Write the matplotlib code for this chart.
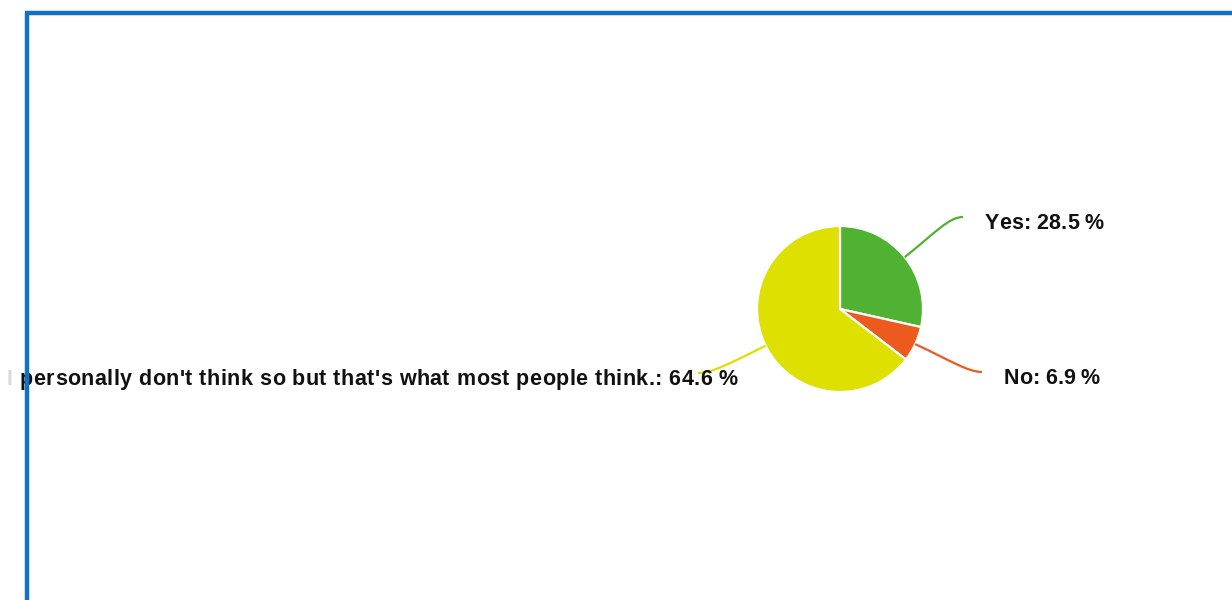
import matplotlib
matplotlib.use("Agg")
import matplotlib.pyplot as plt
from matplotlib.path import Path
from matplotlib.patches import PathPatch, Rectangle
from matplotlib.font_manager import FontProperties, findfont
from matplotlib.ft2font import FT2Font
import numpy as np

# Survey answers and their shares (%)
labels = ["Yes", "No", "I personally don't think so but that's what most people think."]
shares = [28.5, 6.9, 64.6]
colors = ["#4fb233", "#ec5a1d", "#dde000"]

W, H = 1232, 600
DPI = 100
fig = plt.figure(figsize=(W / DPI, H / DPI), dpi=DPI)
ax = fig.add_axes([0, 0, 1, 1])

cx, cy, r = 840, 291, 83
wedges, _ = ax.pie(shares, colors=colors, startangle=90, counterclock=False,
                   center=(cx, cy), radius=r, frame=True,
                   wedgeprops=dict(edgecolor="white", linewidth=1.6))
ax.set_xlim(0, W)
ax.set_ylim(0, H)
ax.set_aspect("equal")
ax.axis("off")

FS = 15.5
prop = FontProperties(family="Liberation Sans", weight="bold", size=FS)
ft = FT2Font(findfont(prop))
ft.set_size(FS, DPI)


def advances(s):
    return [ft.load_char(ord(c)).linearHoriAdvance / 65536.0 for c in s]


def spaced_text(s, x0, x1, y, color="#111111"):
    """Lay the string out char by char so it spans x0..x1 on baseline y."""
    adv = advances(s)
    extra = ((x1 - x0) - sum(adv)) / max(len(s) - 1, 1)
    x = x0
    for c, a in zip(s, adv):
        if c != " ":
            ax.text(x, y, c, ha="left", va="baseline", fontproperties=prop,
                    color=color, zorder=4)
        x += a + extra


# leader line end points and label extents (pixels, y up)
ends = [(963, H - 217), (982, H - 372), (698, H - 373)]
spans = [(985, 1104, H - 229), (1004, 1100, H - 384), (7, 738, H - 385)]

for w, lab, val, col, end, (x0, x1, yb) in zip(wedges, labels, shares, colors,
                                               ends, spans):
    mid = np.deg2rad((w.theta1 + w.theta2) / 2)
    d = np.array([np.cos(mid), np.sin(mid)])
    p0 = np.array([cx, cy]) + d * r
    p1 = p0 + d * 40
    side = 1 if end[0] > cx else -1
    p3 = np.array(end, dtype=float)
    p2 = p3 - np.array([side * 14, 0])
    path = Path([p0, p1, p2, p3],
                [Path.MOVETO, Path.CURVE4, Path.CURVE4, Path.CURVE4])
    ax.add_patch(PathPatch(path, fill=False, edgecolor=col, lw=1.6, zorder=3))
    spaced_text(f"{lab}: {val} %", x0, x1, yb)

# fade the strip at the far left edge, then draw the blue frame
ax.add_patch(Rectangle((0, 0), 12, H, facecolor="white", alpha=0.85,
                       edgecolor="none", zorder=5))
ax.add_patch(Rectangle((0, H - 11), W, 11, facecolor="white",
                       edgecolor="none", zorder=5))
ax.plot([27, 27], [0, H - 13], color="#0f72c4", lw=3.2, zorder=6,
        solid_capstyle="butt")
ax.plot([25.4, W], [H - 13, H - 13], color="#0f72c4", lw=3.2, zorder=6,
        solid_capstyle="butt")

fig.savefig("out.png", dpi=DPI)
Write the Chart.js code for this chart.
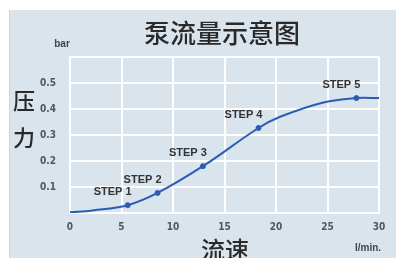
<!DOCTYPE html>
<html>
<head>
<meta charset="utf-8">
<script src="https://cdn.jsdelivr.net/npm/chart.js@4"></script>
<style>
  html, body { margin: 0; padding: 0; background: #ffffff; }
  #wrap { width: 396px; height: 258px; }
</style>
</head>
<body>
<div id="wrap"><canvas id="chart" width="396" height="258"></canvas></div>
<script>
// curve (l/min, bar)
const flow = [0, 2.2, 5.6, 8.5, 12.9, 18.3, 20.4, 24.6, 27.8, 30];
const pressure = [0.003, 0.01, 0.03, 0.077, 0.18, 0.327, 0.37, 0.425, 0.442, 0.442];

// marked steps
const stepNames = ['STEP 1', 'STEP 2', 'STEP 3', 'STEP 4', 'STEP 5'];
const stepFlow = [5.6, 8.5, 12.9, 18.3, 27.8];
const stepPressure = [0.03, 0.077, 0.18, 0.327, 0.442];

const xTicks = [0, 5, 10, 15, 20, 25, 30];
const yTickLabels = [0.1, 0.2, 0.3, 0.4, 0.5];

const blue = '#2b5db3';
const panel = '#d9e4ed';
const tickFont = { family: '"Liberation Sans Narrow", "DejaVu Sans Condensed", sans-serif', size: 10, weight: 'bold' };

// panel background + fixed captions
const decor = {
    id: 'decor',
    beforeDraw(chart) {
        const c = chart.ctx;
        c.save();
        c.fillStyle = panel;
        c.fillRect(9, 10, chart.width - 9, chart.height - 10);
        c.fillStyle = '#c9d6e2';
        c.fillRect(9, 10, 1, chart.height - 10);
        c.restore();
    },
    afterDraw(chart) {
        const c = chart.ctx;
        c.save();
        c.fillStyle = '#2a2a2a';
        c.textAlign = 'center';
        c.textBaseline = 'middle';
        c.font = '500 26px "Noto Sans CJK SC"';
        c.fillText('泵流量示意图', 222, 33);
        c.font = '500 22px "Noto Sans CJK SC"';
        c.fillText('压', 24, 101);
        c.fillText('力', 24, 138);
        c.font = '500 24px "Noto Sans CJK SC"';
        c.fillText('流速', 225, 250);
        c.fillStyle = '#444';
        c.font = 'bold 10px "Liberation Sans Narrow", sans-serif';
        c.fillText('bar', 62, 44);
        c.fillText('l/min.', 368, 248);

        // step labels next to their points
        const xs = chart.scales.x, ys = chart.scales.y;
        c.font = 'bold 11px "Liberation Sans Narrow", sans-serif';
        c.fillStyle = '#333';
        stepNames.forEach((name, i) => {
            const px = xs.getPixelForValue(stepFlow[i]);
            const py = ys.getPixelForValue(stepPressure[i]);
            c.fillText(name, px - 15, py - 13);
        });
        c.restore();
    }
};

new Chart(document.getElementById('chart'), {
    type: 'scatter',
    data: {
        datasets: [
            {
                label: 'curve',
                data: flow.map((f, i) => ({ x: f, y: pressure[i] })),
                showLine: true,
                borderColor: blue,
                borderWidth: 2,
                pointRadius: 0,
                tension: 0.4,
            },
            {
                label: 'steps',
                data: stepFlow.map((f, i) => ({ x: f, y: stepPressure[i] })),
                showLine: false,
                pointRadius: 2.5,
                backgroundColor: blue,
                borderColor: blue,
            }
        ]
    },
    options: {
        responsive: false,
        animation: false,
        layout: { padding: { left: 0, top: 57, right: 17, bottom: 0 } },
        plugins: { legend: { display: false }, tooltip: { enabled: false } },
        scales: {
            x: {
                type: 'linear',
                min: 0, max: 30,
                afterFit: s => { s.height = 45; },
                afterBuildTicks: s => { s.ticks = xTicks.map(v => ({ value: v })); },
                grid: { color: '#ffffff', lineWidth: 2, drawTicks: false },
                border: { color: '#ffffff', width: 2 },
                ticks: { color: '#555', font: tickFont, padding: 8, maxRotation: 0 }
            },
            y: {
                type: 'linear',
                min: 0, max: 0.6,
                afterFit: s => { s.width = 70; },
                ticks: {
                    stepSize: 0.1,
                    color: '#555',
                    font: tickFont,
                    padding: 14,
                    callback: v => {
                        const r = Math.round(v * 10) / 10;
                        return yTickLabels.includes(r) ? r.toFixed(1) : '';
                    }
                },
                grid: { color: '#ffffff', lineWidth: 2, drawTicks: false },
                border: { color: '#ffffff', width: 2 }
            }
        }
    },
    plugins: [decor]
});
</script>
</body>
</html>
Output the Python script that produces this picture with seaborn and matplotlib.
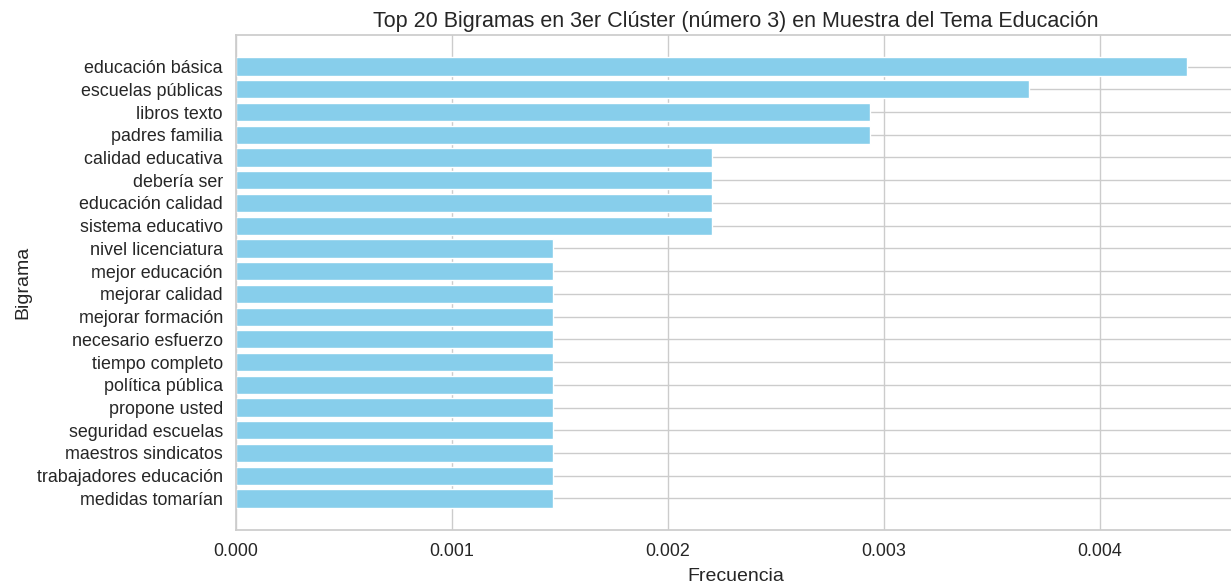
import matplotlib
matplotlib.use("Agg")
from matplotlib import pyplot as plt
import pandas as pd
import seaborn as sns

# top 20 bigramas, ordered from most to least frequent
bigramas = ["educación básica", "escuelas públicas", "libros texto", "padres familia",
            "calidad educativa", "debería ser", "educación calidad", "sistema educativo",
            "nivel licenciatura", "mejor educación", "mejorar calidad", "mejorar formación",
            "necesario esfuerzo", "tiempo completo", "política pública", "propone usted",
            "seguridad escuelas", "maestros sindicatos", "trabajadores educación",
            "medidas tomarían"]
frecuencias = [0.004405, 0.003671, 0.002937, 0.002937,
               0.002203, 0.002203, 0.002203, 0.002203,
               0.001468, 0.001468, 0.001468, 0.001468,
               0.001468, 0.001468, 0.001468, 0.001468,
               0.001468, 0.001468, 0.001468, 0.001468]

df = pd.DataFrame({"Bigrama": bigramas, "Frecuencia": frecuencias})

sns.set_theme(style="whitegrid")
plt.rcParams['font.family'] = ['Liberation Sans', 'DejaVu Sans']

fig = plt.figure(figsize=(12.31, 5.88), dpi=100)
ax = fig.add_axes([0.1917, 0.0986, 0.8113, 0.8419])

sns.barplot(data=df, x="Frecuencia", y="Bigrama", orient="h", color="skyblue",
            saturation=1, width=0.8, ax=ax)

#matplotlib-like margins around the bars
n = len(bigramas)
ax.set_ylim(n - 1 + 0.4 + 0.99, -0.4 - 0.99)
ax.set_xlim(0, 0.004624)
ax.set_xticks([0.0, 0.001, 0.002, 0.003, 0.004])
ax.set_xticklabels(["0.000", "0.001", "0.002", "0.003", "0.004"])
ax.tick_params(labelsize=12.9)
ax.tick_params(axis="x", pad=3)
ax.set_xlabel("Frecuencia", fontsize=14, labelpad=6)
ax.set_ylabel("Bigrama", fontsize=14)
ax.set_title("Top 20 Bigramas en 3er Clúster (número 3) en Muestra del Tema Educación",
             fontsize=15.5, pad=6)
ax.grid(True, axis="both")
ax.set_axisbelow(True)

fig.savefig("out.png", dpi=100)
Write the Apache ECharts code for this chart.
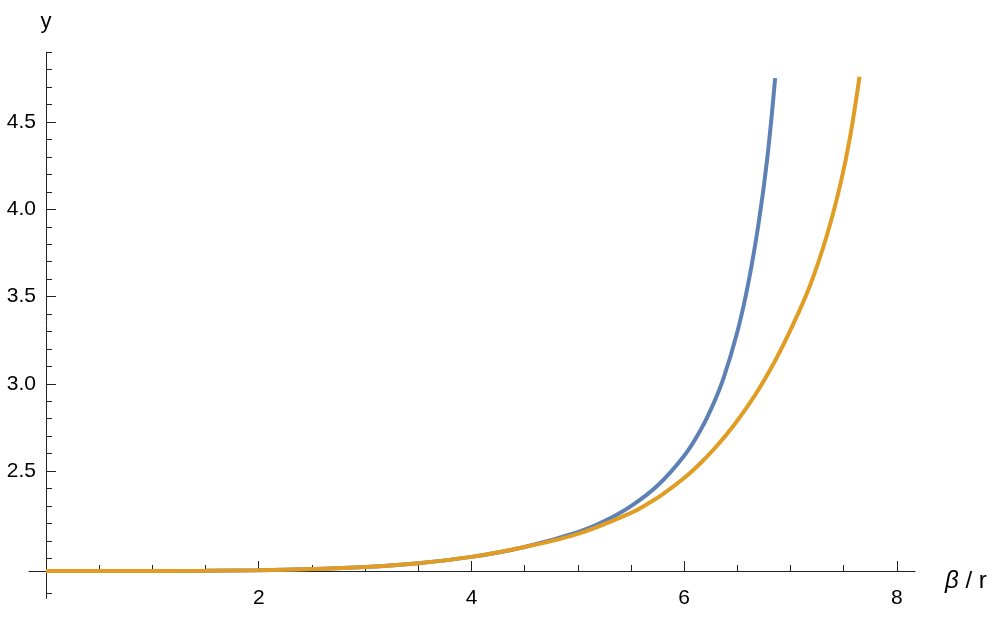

========

→ **Challenge**: Exactly as they stand, quote the lines beginning with the one that contains "Output the Python" and ending with the one that contains "import seaborn as sns", with no pictures.

→ **Problem solution**:
Output the Python script that produces this picture with seaborn and matplotlib.
import matplotlib
matplotlib.use("Agg")
from matplotlib import pyplot as plt
import pandas as pd
import seaborn as sns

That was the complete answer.